Besides the ten or twelve coolies needed to carry the loads I wanted with me, and the same number to carry the remaining loads in charge of Tashi by the Lohit route, I required a dozen coolies for carrying rations. I expected that it would take several days to engage so large a number of coolies for the journey to Assam, and actually it took six. Whether I returned to Rima and thence down the Lohit valley the way we had come, or whether I went over to the Dri La into the Delei valley, I had to carry supplies for at least ten days: the country is empty. This increased the number of coolies, thereby making it more difficult. As guide and interpreter I secured Wunju, headman of Giwang, who acted for the Mishmis when they came over into Tibet. Wunju told me he frequently went to Sadiya. As a matter of fact, he had not been there for some years, and was actually ‘wanted’ there by the police for certain offences. He omitted to tell me this, and on arrival in Sadiya he was recognized and arrested for opium smuggling.

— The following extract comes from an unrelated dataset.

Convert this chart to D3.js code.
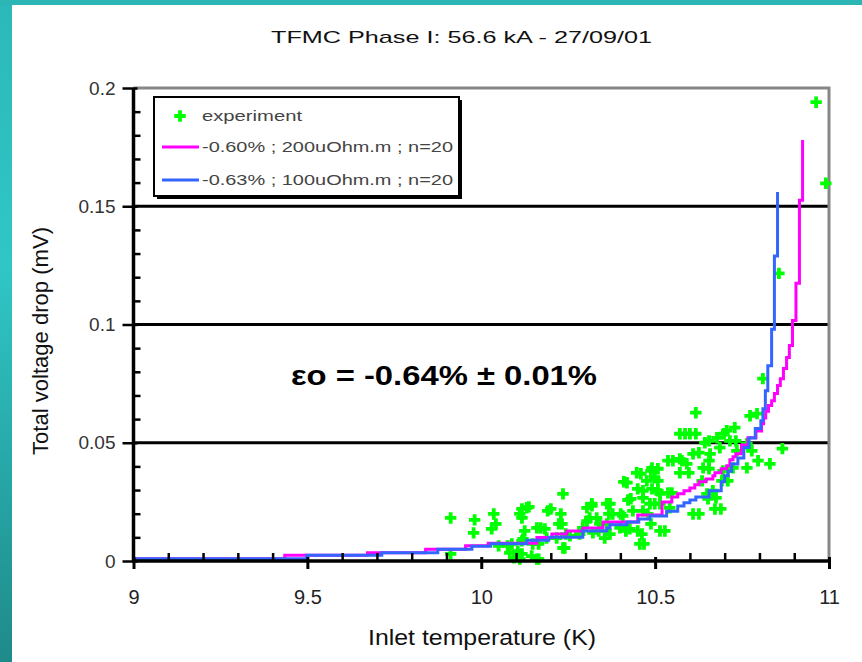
<!DOCTYPE html>
<html>
<head>
<meta charset="utf-8">
<script src="https://cdn.jsdelivr.net/npm/d3@7"></script>
<style>
  body { margin: 0; background: #fff; }
  svg { display: block; }
</style>
</head>
<body>
<div id="chart"></div>
<script>
'use strict';

// measured points: [inlet temperature (K), total voltage drop (mV)]
var experiment = [
    [9.912,0.0182],[9.912,0.003],[9.981,0.0174],[9.978,0.0119],[10.036,0.0199],[10.042,0.0157],
    [10.03,0.0136],[10.05,0.0064],[10.088,0.0072],[10.094,0.0013],[10.117,0.022],[10.137,0.0229],
    [10.117,0.0182],[10.125,0.0127],[10.117,0.0085],[10.117,0.003],[10.145,0.0021],[10.165,0.0008],
    [10.165,0.0072],[10.171,0.014],[10.2,0.022],[10.235,0.0284],[10.229,0.0199],[10.223,0.0157],
    [10.243,0.0114],[10.24,0.0055],[10.255,0.0106],[10.283,0.0114],[10.318,0.0233],[10.332,0.0182],
    [10.338,0.0127],[10.37,0.0242],[10.367,0.0199],[10.361,0.0157],[10.37,0.0114],[10.401,0.0199],
    [10.419,0.0331],[10.43,0.0263],[10.416,0.0127],[10.45,0.0127],[10.459,0.0369],[10.468,0.0072],
    [10.465,0.0297],[10.488,0.0381],[10.508,0.039],[10.508,0.0339],[10.508,0.0297],[10.499,0.0242],
    [10.479,0.0199],[10.488,0.0157],[10.528,0.0127],[10.548,0.0288],[10.551,0.0424],[10.577,0.0424],
    [10.586,0.0538],[10.617,0.0538],[10.617,0.0627],[10.597,0.0373],[10.626,0.0458],[10.626,0.0199],
    [10.655,0.0424],[10.655,0.039],[10.655,0.0508],[10.666,0.0297],[10.675,0.0267],[10.689,0.022],
    [10.698,0.0538],[10.709,0.0381],[10.709,0.0339],[10.729,0.0564],[10.732,0.0508],[10.764,0.0496],
    [10.764,0.0394],[10.778,0.0466],[10.793,0.0623],[10.796,0.0424],[10.83,0.0411],[10.866,0.0475],
    [10.963,0.194],[10.991,0.1597],[10.856,0.1216],[10.81,0.0771],[10.773,0.0614],
    [10.571,0.0538],[10.6,0.0538],[10.609,0.0453],[10.537,0.0424],[10.571,0.0432],[10.591,0.0411],
    [10.571,0.0373],[10.447,0.0373],[10.491,0.0394],[10.499,0.0352],[10.476,0.0339],[10.41,0.0335],
    [10.45,0.0305],[10.491,0.0305],[10.514,0.0284],[10.537,0.0288],[10.465,0.0267],[10.422,0.0258],
    [10.485,0.0242],[10.514,0.0242],[10.542,0.0225],[10.436,0.0212],[10.465,0.0212],[10.378,0.0199],
    [10.407,0.0191],[10.318,0.0242],[10.361,0.0242],[10.312,0.0182],[10.341,0.0157],[10.292,0.014],
    [10.321,0.0119],[10.355,0.0097],[10.399,0.014],[10.427,0.0136],[10.462,0.0114],[10.514,0.0127],
    [10.456,0.0072],[10.609,0.0199],[10.649,0.0284],[10.652,0.0263],[10.672,0.022],[10.635,0.0339],
    [10.638,0.0394],[10.658,0.0453],[10.643,0.05],[10.678,0.0521],[10.686,0.0479],[10.706,0.0551],
    [10.715,0.0508],[10.695,0.0381],[10.692,0.0339],[10.724,0.0394],[10.735,0.0466],
    [10.131,0.0225],[10.111,0.0199],[10.12,0.0093],[10.105,0.0042],[10.111,0.0008],[10.16,0.0008],
    [10.148,0.0072],[10.16,0.014],[10.191,0.0212],[10.232,0.0157],[10.217,0.0097],[10.235,0.0055],
    [10.304,0.0225],[10.304,0.0169],[10.183,0.0136],[10.188,0.0097],[10.082,0.0034],[10.076,0.0064]
];

// model -0.60% ; 200uOhm.m ; n=20 (step levels)
var model60T = [9.0, 9.435, 9.673, 9.84, 9.955, 10.02, 10.16, 10.203, 10.246, 10.292, 10.35, 10.45, 10.52,
    10.548, 10.565, 10.583, 10.6, 10.614, 10.626, 10.646, 10.666, 10.672, 10.69, 10.706, 10.715, 10.724,
    10.732, 10.748, 10.767, 10.79, 10.806, 10.812, 10.818, 10.826, 10.835, 10.843, 10.852, 10.86, 10.869,
    10.878, 10.886, 10.895, 10.905, 10.915, 10.924];
var model60V = [0.001, 0.0024, 0.0035, 0.005, 0.0064, 0.0075, 0.0099, 0.0114, 0.0127, 0.014, 0.0165, 0.0195, 0.025,
    0.0271, 0.0284, 0.0297, 0.0309, 0.0322, 0.0335, 0.0347, 0.036, 0.0373, 0.039, 0.0403, 0.0428, 0.0441,
    0.0453, 0.049, 0.0521, 0.055, 0.058, 0.0605, 0.0633, 0.0657, 0.0678, 0.0708, 0.0742, 0.0771, 0.0814,
    0.086, 0.0911, 0.1017, 0.1174, 0.1525, 0.178];

// model -0.63% ; 100uOhm.m ; n=20 (step levels)
var model63T = [9.0, 9.498, 9.714, 9.875, 9.973, 10.027, 10.131, 10.194, 10.292, 10.361, 10.37, 10.419, 10.453,
    10.485, 10.533, 10.565, 10.583, 10.6, 10.617, 10.655, 10.69, 10.7, 10.71, 10.72, 10.738, 10.755, 10.77,
    10.788, 10.804, 10.81, 10.817, 10.824, 10.835, 10.843, 10.852];
var model63V = [0.001, 0.0024, 0.0035, 0.005, 0.0062, 0.0073, 0.0088, 0.010, 0.0127, 0.014, 0.0153, 0.0165, 0.0178,
    0.019, 0.021, 0.0233, 0.0246, 0.0258, 0.0271, 0.0297, 0.0335, 0.036, 0.038, 0.041, 0.0436, 0.048, 0.052,
    0.056, 0.0593, 0.0644, 0.072, 0.0826, 0.098, 0.129, 0.156];

var xTicks = [9, 9.5, 10, 10.5, 11];
var yTicks = [0, 0.05, 0.1, 0.15, 0.2];
var gridLevels = [0.05, 0.1, 0.15];
var legendLabels = ['experiment', '-0.60% ; 200uOhm.m ; n=20', '-0.63% ; 100uOhm.m ; n=20'];

var FONT = "'Liberation Sans', Arial, sans-serif";

class VoltageChart {

    constructor(options) {
        this.width = options.width;
        this.height = options.height;
        this.svg = d3.select('#' + options.container).append('svg')
            .attr('width', this.width)
            .attr('height', this.height);

        this.x = d3.scaleLinear().domain([9, 11]).range([133.5, 829]);
        this.y = d3.scaleLinear().domain([0, 0.2]).range([561, 88]);
        this.marker = d3.symbol().type(d3.symbolCross).size(72);

        this._drawBackground();
        this._drawGrid();
        this._drawPoints();
        this._drawModel(model60T, model60V, '#ff00ff');
        this._drawModel(model63T, model63V, '#3366ff');
        this._drawAxes();
        this._drawLegend();
        this._drawTexts();
    }

    _drawBackground() {
        var defs = this.svg.append('defs');
        var grad = defs.append('linearGradient')
            .attr('id', 'teal').attr('x1', 0).attr('y1', 0).attr('x2', 0).attr('y2', 1);
        grad.append('stop').attr('offset', '0%').attr('stop-color', '#2cb8b8');
        grad.append('stop').attr('offset', '40%').attr('stop-color', '#30c6c6');
        grad.append('stop').attr('offset', '100%').attr('stop-color', '#1f8a8a');

        this.svg.append('rect').attr('width', this.width).attr('height', this.height).attr('fill', '#fff');
        this.svg.append('rect').attr('x', 0).attr('y', 0).attr('width', 12).attr('height', this.height)
            .attr('fill', 'url(#teal)');
        this.svg.append('rect').attr('x', 0).attr('y', 0).attr('width', this.width).attr('height', 5)
            .attr('fill', '#2cb5b5');
    }

    _drawGrid() {
        //horizontal black grid lines
        this.svg.append('g')
            .selectAll('line')
            .data(gridLevels)
            .enter().append('line')
            .attr('x1', this.x(9)).attr('x2', this.x(11))
            .attr('y1', (d) => this.y(d)).attr('y2', (d) => this.y(d))
            .attr('stroke', '#000')
            .attr('stroke-width', 3);

        //grey frame on top and right
        this.svg.append('path')
            .attr('d', 'M' + this.x(9) + ',' + this.y(0.2) + 'H' + this.x(11) + 'V' + this.y(0))
            .attr('fill', 'none')
            .attr('stroke', '#878787')
            .attr('stroke-width', 3);
    }

    _drawPoints() {
        this.svg.append('g')
            .selectAll('path')
            .data(experiment)
            .enter().append('path')
            .attr('d', this.marker)
            .attr('transform', (d) => 'translate(' + this.x(d[0]) + ',' + this.y(d[1]) + ')')
            .attr('fill', '#00ff00');
    }

    _drawModel(tValues, vValues, color) {
        var line = d3.line()
            .x((d, i) => this.x(tValues[i]))
            .y((d) => this.y(d))
            .curve(d3.curveStepAfter);

        this.svg.append('path')
            .attr('d', line(vValues))
            .attr('fill', 'none')
            .attr('stroke', color)
            .attr('stroke-width', 3);
    }

    _drawAxes() {
        var majorX = xTicks;
        var minorX = d3.range(91, 110).map((d) => d / 10).filter((d) => majorX.indexOf(d) < 0);
        var minorY = d3.range(1, 20).map((d) => d / 100).filter((d) => d % 0.05 > 0.001 && d % 0.05 < 0.049);

        //minor ticks, pointing into the plot
        this.svg.append('g')
            .attr('transform', 'translate(0,' + this.y(0) + ')')
            .call(d3.axisTop(this.x).tickValues(minorX).tickSize(8).tickFormat(''))
            .call((g) => g.select('.domain').remove())
            .selectAll('line').attr('stroke-width', 2.5);

        this.svg.append('g')
            .attr('transform', 'translate(' + this.x(9) + ',0)')
            .call(d3.axisRight(this.y).tickValues(minorY).tickSize(7).tickFormat(''))
            .call((g) => g.select('.domain').remove())
            .selectAll('line').attr('stroke-width', 2.5);

        //major ticks with labels
        var gx = this.svg.append('g')
            .attr('transform', 'translate(0,' + this.y(0) + ')')
            .call(d3.axisBottom(this.x).tickValues(majorX).tickSize(8).tickPadding(21).tickFormat(d3.format('')))
            .call((g) => g.select('.domain').remove());
        gx.selectAll('.tick line').attr('y1', -4).attr('stroke-width', 3);
        gx.selectAll('.tick text')
            .attr('font-family', FONT).attr('font-size', 20).attr('fill', '#222');

        var gy = this.svg.append('g')
            .attr('transform', 'translate(' + this.x(9) + ',0)')
            .call(d3.axisLeft(this.y).tickValues(yTicks).tickSize(11).tickPadding(7).tickFormat(d3.format('')))
            .call((g) => g.select('.domain').remove());
        gy.selectAll('.tick line').attr('x1', 4).attr('stroke-width', 2.5);
        gy.selectAll('.tick text')
            .attr('font-family', FONT).attr('font-size', 19).attr('fill', '#333');

        //axis lines
        this.svg.append('line')
            .attr('x1', this.x(9) - 1.5).attr('x2', this.x(11) + 1.5)
            .attr('y1', this.y(0)).attr('y2', this.y(0))
            .attr('stroke', '#000').attr('stroke-width', 3.5);
        this.svg.append('line')
            .attr('x1', this.x(9)).attr('x2', this.x(9))
            .attr('y1', this.y(0.2)).attr('y2', this.y(0))
            .attr('stroke', '#000').attr('stroke-width', 3.5);
    }

    _drawLegend() {
        var g = this.svg.append('g').attr('transform', 'translate(154,97)');

        //box with a dark drop shadow
        g.append('rect').attr('x', 3).attr('y', 3).attr('width', 305).attr('height', 99).attr('fill', '#000');
        g.append('rect').attr('x', 0).attr('y', 0).attr('width', 305).attr('height', 99)
            .attr('fill', '#fff').attr('stroke', '#000').attr('stroke-width', 2);

        g.append('path')
            .attr('d', this.marker)
            .attr('transform', 'translate(26,19)')
            .attr('fill', '#00ff00');
        g.append('line').attr('x1', 8).attr('x2', 45).attr('y1', 50).attr('y2', 50)
            .attr('stroke', '#ff00ff').attr('stroke-width', 3);
        g.append('line').attr('x1', 8).attr('x2', 45).attr('y1', 83).attr('y2', 83)
            .attr('stroke', '#3366ff').attr('stroke-width', 3);

        var widths = [100, 251, 251];
        var rows = [19, 50, 83];
        g.selectAll('text')
            .data(legendLabels)
            .enter().append('text')
            .attr('x', 48)
            .attr('y', (d, i) => rows[i])
            .attr('dy', '0.36em')
            .attr('textLength', (d, i) => widths[i])
            .attr('lengthAdjust', 'spacingAndGlyphs')
            .attr('font-family', FONT)
            .attr('font-size', 15)
            .attr('fill', '#444')
            .text((d) => d);
    }

    _drawTexts() {
        this.svg.append('text')
            .attr('x', 271).attr('y', 43)
            .attr('textLength', 381).attr('lengthAdjust', 'spacingAndGlyphs')
            .attr('font-family', FONT).attr('font-size', 17).attr('fill', '#111')
            .text('TFMC Phase I: 56.6 kA - 27/09/01');

        this.svg.append('text')
            .attr('x', 368).attr('y', 645)
            .attr('textLength', 228).attr('lengthAdjust', 'spacingAndGlyphs')
            .attr('font-family', FONT).attr('font-size', 22).attr('fill', '#111')
            .text('Inlet temperature (K)');

        this.svg.append('text')
            .attr('transform', 'translate(48,455) rotate(-90)')
            .attr('textLength', 228).attr('lengthAdjust', 'spacingAndGlyphs')
            .attr('font-family', FONT).attr('font-size', 22).attr('fill', '#111')
            .text('Total voltage drop (mV)');

        this.svg.append('text')
            .attr('x', 291).attr('y', 385)
            .attr('textLength', 306).attr('lengthAdjust', 'spacingAndGlyphs')
            .attr('font-family', FONT).attr('font-size', 28).attr('font-weight', 'bold').attr('fill', '#000')
            .text('\u03b5o = -0.64% \u00b1 0.01%');
    }
}

new VoltageChart({ container: 'chart', width: 862, height: 662 });
</script>
</body>
</html>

He agreed to start on the 7th; by the 12th not only should we be over the pass, but we ought to have reached the first Mishmi village on the other side, called Tajabum. I had visited Tajabum with Hugh Clutterbuck when we ascended the Delei valley s273 in 1928. Meanwhile I fretted at Dri. I felt that the fine weather we were enjoying could not go on for ever; the sooner we got over the pass the better. But the Tibetans were in no hurry; and although the headmen of Rima and of Dri were both actively engaged in recruiting coolies from six villages, it took them several days to engage a sufficient number. Instructions to recruit coolies anxious to go to Sadiya were issued in writing. As the time for leaving approached I got more and more excited and my impatience increased. It was the last leg of the long journey: over the last pass. In a week I should be in Assam, in a fortnight in Sadiya; perhaps I might even arrive in time for Christmas. The eight months’ silence would be broken by news and letters from home. Added to all this was the thrill of exploring a new route and of crossing the pass which had baffled Clutterbuck and myself in 1928. And finally there was the crowning chance of what had been quite a successful season's plant hunting with some dazzling discoveries.